Italy Guide
Sardinia
The Costa Smeralda
Long a magnet for Italy's glitziest celebrities, the five-star development of the Costa Smeralda, built in the 1960s, helped to transform the economy of the entire island. A coastline this beautiful inevitably comes at a price, however: budget accommodation is virtually non-existent, and the high-end hotels that cram this corner of the island are disappointingly soulless. Arzachena or Cannigione are both cheaper bases from which to explore the area.
The Costa Smeralda begins about 12km north of Olbia and is is defined as the ten-kilometre strip between the gulfs of Cugnana and Arzachena. Although strict rules were imposed to prevent overzealous development – you won't see any multistorey hotels, advertising hoardings or fast-food restaurants – the Costa lacks any genuine fishing villages and the luxurious holiday villages have a bland, almost suburban feel. This hasn't stopped the mega-rich from coming in droves – Silvio Berlusconi owns six properties here.
You can judge for yourself by taking a look at the "capital" of the Costa Smeralda, PORTO CERVO, connected to Olbia and Arzachena by ARST buses (3–7 daily Mon– Sat). The "local"-style rustic-red architecture here embodies the dream of an idyllic Mediterranean village without any of the irritations of real life. Graffiti- and litter-free, Porto Cervo exults in its exclusivity, with a glittering yachting marina as its centrepiece.

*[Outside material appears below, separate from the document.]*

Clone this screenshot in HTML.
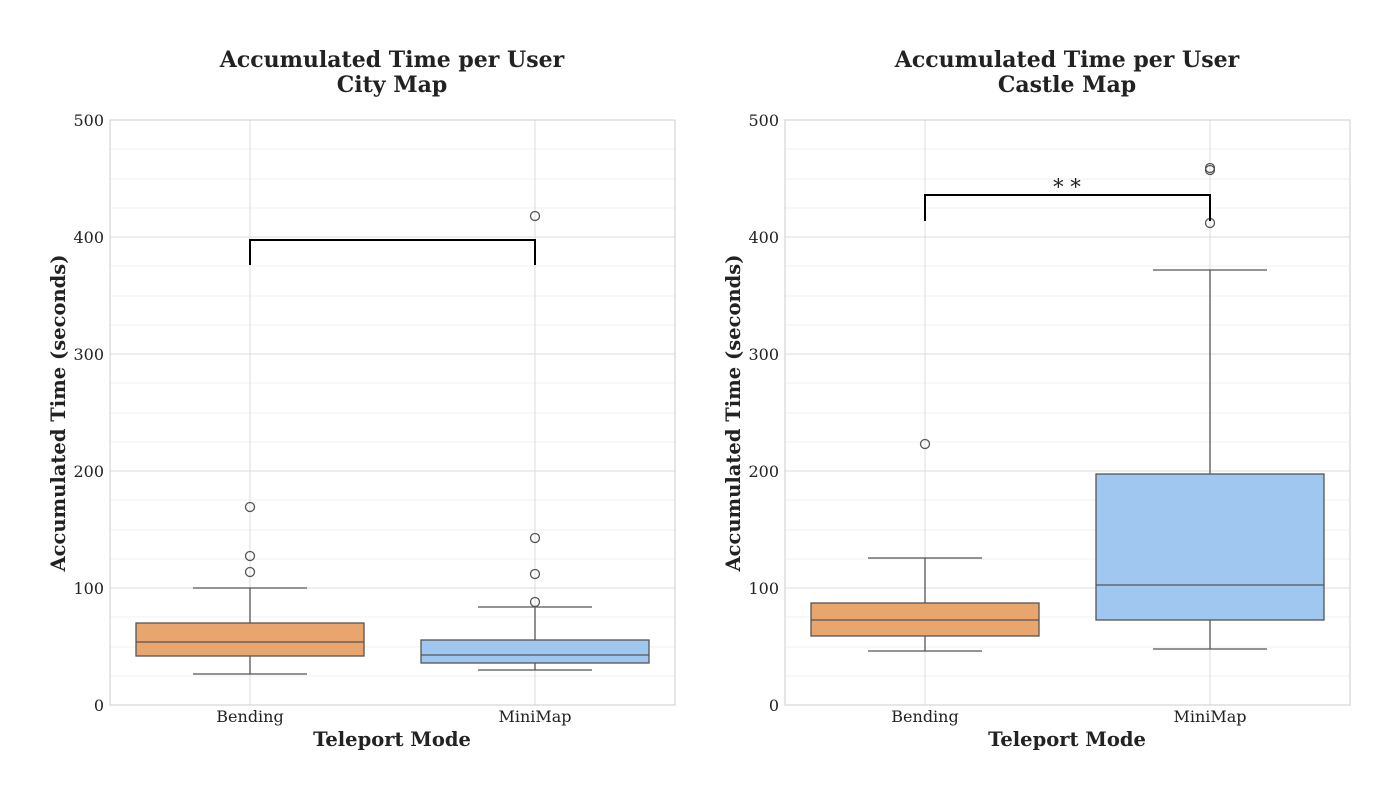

You'll need your own transport to reach the sandy beaches dotted down the coast south of Porto Cervo. None is clearly marked; just follow any dirt track down to the sea – the rougher it is, the more promising. Try Cappriccioli and Liscia Ruia, 6km south of Porto Cervo and near the Costa Smeralda's most exclusive hotel, the Cala di Volpe (
0789.976.111,
www.starwoodhotels.com ; Price: €301 and over) – but free to all.